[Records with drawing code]
▽
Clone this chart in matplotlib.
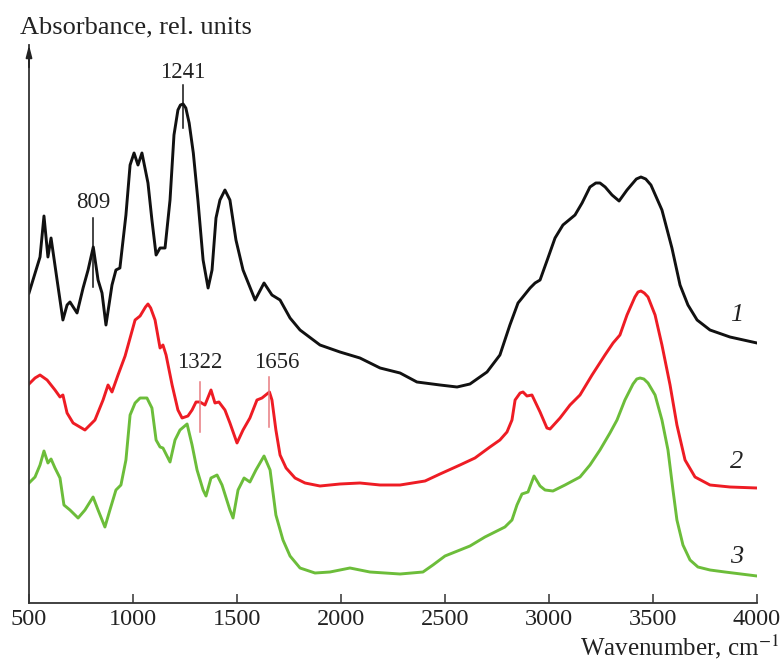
import matplotlib
matplotlib.use("Agg")
import matplotlib.pyplot as plt

# ---- data (wavenumber, cm^-1 ; absorbance, rel. units) ----
wn_1 = [500, 553, 572, 591, 606, 635, 663, 683, 697, 731, 760, 784, 809, 832, 851, 870, 899, 918, 937, 966,
        986, 1005, 1024, 1043, 1072, 1091, 1111, 1130, 1154, 1178, 1197, 1216, 1228, 1241, 1254, 1270, 1290, 1312, 1337,
        1361, 1380, 1399, 1418, 1442, 1466, 1495, 1529, 1587, 1630, 1668, 1707, 1755, 1803, 1899, 1995, 2091,
        2188, 2284, 2365, 2476, 2558, 2620, 2702, 2764, 2812, 2851, 2909, 2933, 2957, 2995, 3029, 3067, 3125,
        3159, 3197, 3225, 3245, 3270, 3303, 3337, 3375, 3420, 3442, 3465, 3490, 3543, 3591, 3630, 3668, 3712, 3774, 3870, 4000]
abs_1 = [3.10, 3.46, 3.87, 3.46, 3.65, 3.23, 2.83, 2.98, 3.01, 2.90, 3.15, 3.33, 3.56, 3.23, 3.10, 2.78, 3.18,
         3.33, 3.35, 3.88, 4.38, 4.50, 4.38, 4.50, 4.20, 3.83, 3.48, 3.55, 3.55, 4.03, 4.68, 4.93, 4.98, 4.99, 4.95, 4.80,
         4.50, 4.03, 3.43, 3.15, 3.33, 3.85, 4.03, 4.13, 4.03, 3.63, 3.33, 3.03, 3.20, 3.08, 3.03, 2.85, 2.73,
         2.58, 2.51, 2.45, 2.35, 2.30, 2.21, 2.18, 2.16, 2.19, 2.31, 2.48, 2.78, 3.00, 3.15, 3.20, 3.23, 3.45,
         3.65, 3.78, 3.88, 4.00, 4.16, 4.20, 4.20, 4.16, 4.08, 4.02, 4.13, 4.24, 4.26, 4.24, 4.18, 3.93, 3.55, 3.18, 2.98, 2.83, 2.73,
         2.66, 2.60]

wn_2 = [500, 529, 553, 587, 625, 649, 663, 683, 712, 769, 817, 856, 880, 899, 928, 962, 986, 1010, 1034, 1060, 1072, 1085,
        1106, 1130, 1144, 1159, 1188, 1216, 1236, 1264, 1284, 1303, 1322, 1346, 1375, 1394, 1413, 1442, 1466,
        1500, 1529, 1562, 1596, 1620, 1656, 1668, 1687, 1707, 1736, 1779, 1827, 1899, 1995, 2091, 2188, 2284,
        2404, 2476, 2572, 2644, 2716, 2764, 2798, 2822, 2837, 2861, 2875, 2894, 2918, 2957, 2990, 3005, 3053,
        3101, 3149, 3207, 3269, 3308, 3341, 3375, 3413, 3428, 3442, 3458, 3476, 3510, 3543, 3582, 3615, 3654, 3702, 3774,
        3870, 4000]
abs_2 = [2.19, 2.25, 2.28, 2.23, 2.13, 2.06, 2.08, 1.90, 1.80, 1.73, 1.83, 2.03, 2.18, 2.11, 2.28, 2.47, 2.65,
         2.83, 2.87, 2.96, 2.99, 2.95, 2.83, 2.55, 2.58, 2.48, 2.18, 1.93, 1.85, 1.87, 1.93, 2.01, 2.01, 1.98, 2.13, 2.00,
         2.01, 1.93, 1.80, 1.60, 1.73, 1.85, 2.03, 2.05, 2.11, 2.03, 1.73, 1.48, 1.35, 1.25, 1.20, 1.17, 1.19,
         1.20, 1.18, 1.18, 1.22, 1.29, 1.38, 1.45, 1.56, 1.63, 1.71, 1.83, 2.03, 2.10, 2.11, 2.07, 2.08, 1.91,
         1.75, 1.74, 1.85, 1.98, 2.08, 2.28, 2.48, 2.60, 2.68, 2.88, 3.06, 3.11, 3.12, 3.10, 3.06, 2.88, 2.58, 2.18, 1.78,
         1.43, 1.26, 1.18, 1.16, 1.15]

wn_3 = [500, 529, 553, 572, 591, 606, 625, 649, 668, 697, 736, 769, 808, 832, 865, 889, 918, 942, 966, 986,
        1010, 1034, 1067, 1091, 1111, 1130, 1144, 1178, 1202, 1226, 1260, 1284, 1308, 1337, 1351, 1375, 1404,
        1428, 1466, 1481, 1505, 1534, 1562, 1591, 1630, 1659, 1687, 1721, 1755, 1803, 1875, 1947, 2043, 2139,
        2284, 2394, 2442, 2500, 2572, 2620, 2692, 2788, 2822, 2846, 2870, 2899, 2928, 2957, 2981, 3019, 3077,
        3149, 3197, 3245, 3293, 3327, 3365, 3404, 3422, 3438, 3456, 3476, 3510, 3543, 3572, 3596, 3615, 3644, 3678, 3716,
        3774, 3846, 4000]
abs_3 = [1.20, 1.26, 1.38, 1.52, 1.40, 1.44, 1.35, 1.25, 0.98, 0.93, 0.85, 0.93, 1.06, 0.93, 0.76, 0.93, 1.13,
         1.18, 1.43, 1.88, 2.00, 2.05, 2.05, 1.95, 1.63, 1.56, 1.55, 1.41, 1.63, 1.73, 1.79, 1.58, 1.33, 1.13,
         1.07, 1.25, 1.28, 1.18, 0.93, 0.85, 1.13, 1.25, 1.21, 1.33, 1.47, 1.33, 0.88, 0.63, 0.47, 0.35, 0.30,
         0.31, 0.35, 0.31, 0.29, 0.31, 0.38, 0.47, 0.53, 0.57, 0.66, 0.76, 0.83, 0.98, 1.09, 1.11, 1.27, 1.17,
         1.13, 1.12, 1.18, 1.26, 1.38, 1.53, 1.70, 1.83, 2.03, 2.19, 2.24, 2.25, 2.24, 2.20, 2.08, 1.83, 1.53, 1.13, 0.83,
         0.58, 0.43, 0.36, 0.33, 0.31, 0.27]

curve_labels = ["1", "2", "3"]
x_ticks = [500, 1000, 1500, 2000, 2500, 3000, 3500, 4000]

plt.rcParams['font.family'] = ['Liberation Serif', 'DejaVu Serif']
plt.rcParams['mathtext.fontset'] = 'stix'

fig = plt.figure(figsize=(7.83, 6.61), dpi=100)
W, H = 783, 661
ax = fig.add_axes([29 / W, 1 - 603 / H, (757 - 29) / W, (603 - 45) / H])

c_black, c_red, c_green = '#111111', '#ee1c24', '#6cbd3a'
lw = 2.1
ax.plot(wn_1, abs_1, color=c_black, lw=lw, solid_joinstyle='round')
ax.plot(wn_2, abs_2, color=c_red, lw=lw, solid_joinstyle='round')
ax.plot(wn_3, abs_3, color=c_green, lw=lw, solid_joinstyle='round')

ax.set_xlim(500, 4000)
ax.set_ylim(0, 5.58)

for s in ['top', 'right']:
    ax.spines[s].set_visible(False)
for s in ['left', 'bottom']:
    ax.spines[s].set_color('#333333')
    ax.spines[s].set_linewidth(1.3)

ax.set_xticks(x_ticks)
ax.set_xticklabels([str(t) for t in x_ticks])
ax.tick_params(axis='x', direction='in', length=6.5, width=1.1, color='#333333',
               labelsize=17.5, pad=4.5, labelcolor='#222222')
ax.set_yticks([])

# arrow on y axis
ax.annotate('', xy=(0, 1.0), xytext=(0, 0.96), xycoords='axes fraction',
            arrowprops=dict(arrowstyle='-|>,head_length=0.7,head_width=0.18',
                            color='#222222', lw=1.3, shrinkA=0, shrinkB=0))

# axis titles
fig.text(20 / W, 1 - 27 / H, 'Absorbance, rel. units', ha='left', va='center',
         fontsize=19, color='#222222')
fig.text(779 / W, 1 - 647 / H, 'Wavenumber, cm$^{-1}$', ha='right', va='center',
         fontsize=18, color='#222222')

# curve numbers
for lab, wv, yy in zip(curve_labels, [3900, 3900, 3900], [2.88, 1.41, 0.46]):
    ax.text(wv, yy, lab, fontsize=19, style='italic', ha='center', va='center', color='#222222')

# peak annotations
ax.plot([809, 809], [3.16, 3.85], color=c_black, lw=1.1)
ax.text(809, 4.01, '809', ha='center', va='center', fontsize=16.5, color='#222222')
ax.plot([1241, 1241], [4.75, 5.18], color=c_black, lw=1.1)
ax.text(1241, 5.30, '1241', ha='center', va='center', fontsize=16.5, color='#222222')
ax.plot([1322, 1322], [1.71, 2.21], color='#e87a80', lw=1.1)
ax.text(1322, 2.41, '1322', ha='center', va='center', fontsize=16.5, color='#222222')
ax.plot([1656, 1656], [1.76, 2.26], color='#e87a80', lw=1.1)
ax.text(1690, 2.41, '1656', ha='center', va='center', fontsize=16.5, color='#222222')

fig.savefig('out.png', dpi=100)
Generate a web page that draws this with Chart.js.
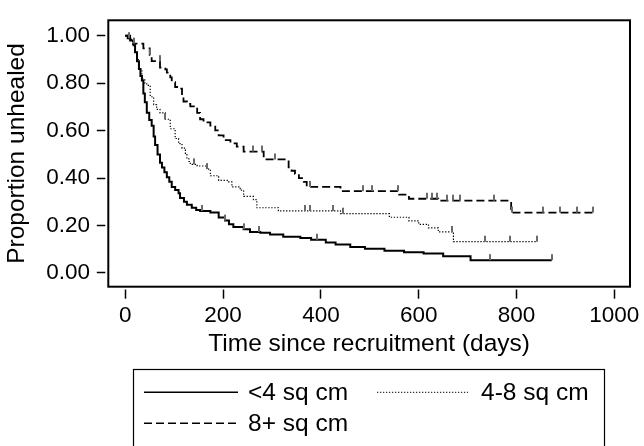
△
THE EXERCISE:
Tally up the lines holding the string "matplotlib" in this listing, and report the total alone.

RESULT FOR THIS EXERCISE:
4